= John Martin (minister) =

English Particular Baptist minister

John Martin (1741–1820) was an English Particular Baptist minister.

==Early life==
The son of John Martin (died 1767), a publican and grazier, by his wife Mary King, he was born at Spalding, Lincolnshire, on 15 March 1741. He was educated at Gosberton, and then at Stamford under Dr. Newark. Soon after his mother's death in 1756 he went as office-boy to an attorney at Holbeach, but became depressed.

==Baptist minister==
In 1760 Martin moved to London to sit under John Gill. He was baptised by the Rev. Mr. Clark in a garden, Gamlingay, Bedfordshire, and joined the ministry of the Particular Baptists. He was called successively to Kimbolton, Huntingdonshire, Shepshed in Leicestershire where he was an itinerant preacher, and in 1773 to Grafton Street Chapel in London. His ministry was successful, and a new meeting-house was built in Keppel Street, near Bedford Square, in 1795.
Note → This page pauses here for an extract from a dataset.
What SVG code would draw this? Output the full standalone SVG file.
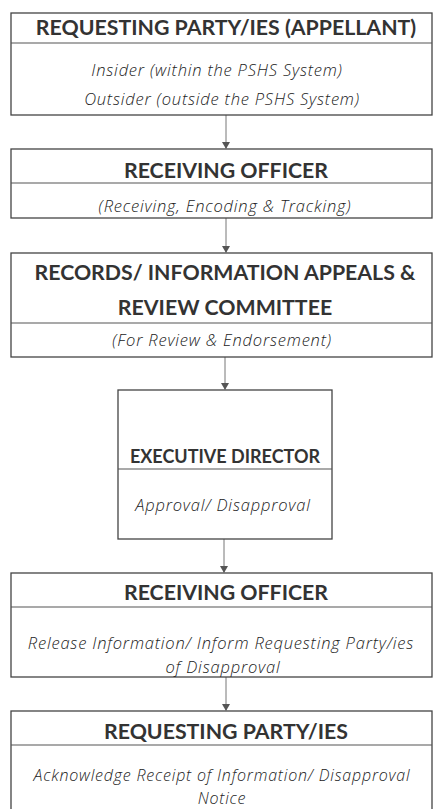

In 1790 Martin offended other Baptists by defending the Test and Corporation Acts, and in January 1798 he provoked widespread indignation among English Dissenters by declaring from the pulpit that should the French land in England many of them were quite capable of helping them. A large secession from his chapel followed, and he was ejected from the Particular Baptists, but he continued to preach.

==Last years==
In April 1814, Martin resigned his pulpit in consequence of a stroke of palsy. He died in London on 23 April 1820, and was buried in Bunhill Fields.

==Works==
In 1763 Martin became convinced of the duty of believers' baptism and published a pamphlet, suggested partly by his work in London as a watch-finisher, and entitled Mechanicus and Flavens, or the Watch Spiritualised. His writings included:

- ‘The Christian's Peculiar Conflict,’ 1775.
- ‘Familiar Dialogues between Amicus and Britannicus,’ 1776.
- ‘On the End and Evidence of Adoption,’ 1776.
- ‘The Conquest of Canaan … in a Series of Letters from a Father to his Son. Intended for the Amusement and Instruction of Youth,’ 1777.
- ‘The Counsel of Christ to Christians,’ 1779.
- ‘Queries and Remarks on Human Liberty,’ 1783.
- 'A speech on the repeal of such parts of the Test and Corporation Acts as affect conscientious dissenters', 1789.
- ‘A Translation of Marolles's Essay on Providence,’ 1790.
- ‘A Speech on the Repeal of such parts of the Test and Corporation Acts as affect Conscientious Dissenters,’ 1790.
- ‘Animal Magnetism Examined,’ 1790.
- ‘A Letter to a Young Gentleman in Prison’ (under the pseudonym "Eubulus"), 1791.
- ‘A Review of some things pertaining to Civil Government,’ 1791.
- ‘The Character of Christ’ (seventeen sermons), 1793.
- ‘The Case of the Rev. John Sandys, in four Letters to Henry Keene, esq.,’ 1793.
- ‘Some Account of the Life and Writings of the Rev. John Martin.’ An autobiography in the form of letters, dated from Great Russell Street, Bloomsbury, March 1797.
- 'An address to the Board of Baptist Ministers', 1798.
- ‘Letters on Nonconformity,’ 1800.

Joseph Ivimey also credited him with a pamphlet on ‘The Murder of the French King’ (1793).

==Family==
In 1761 Martin married a Miss Jessup, daughter of a farmer near Sleaford; she died in 1765.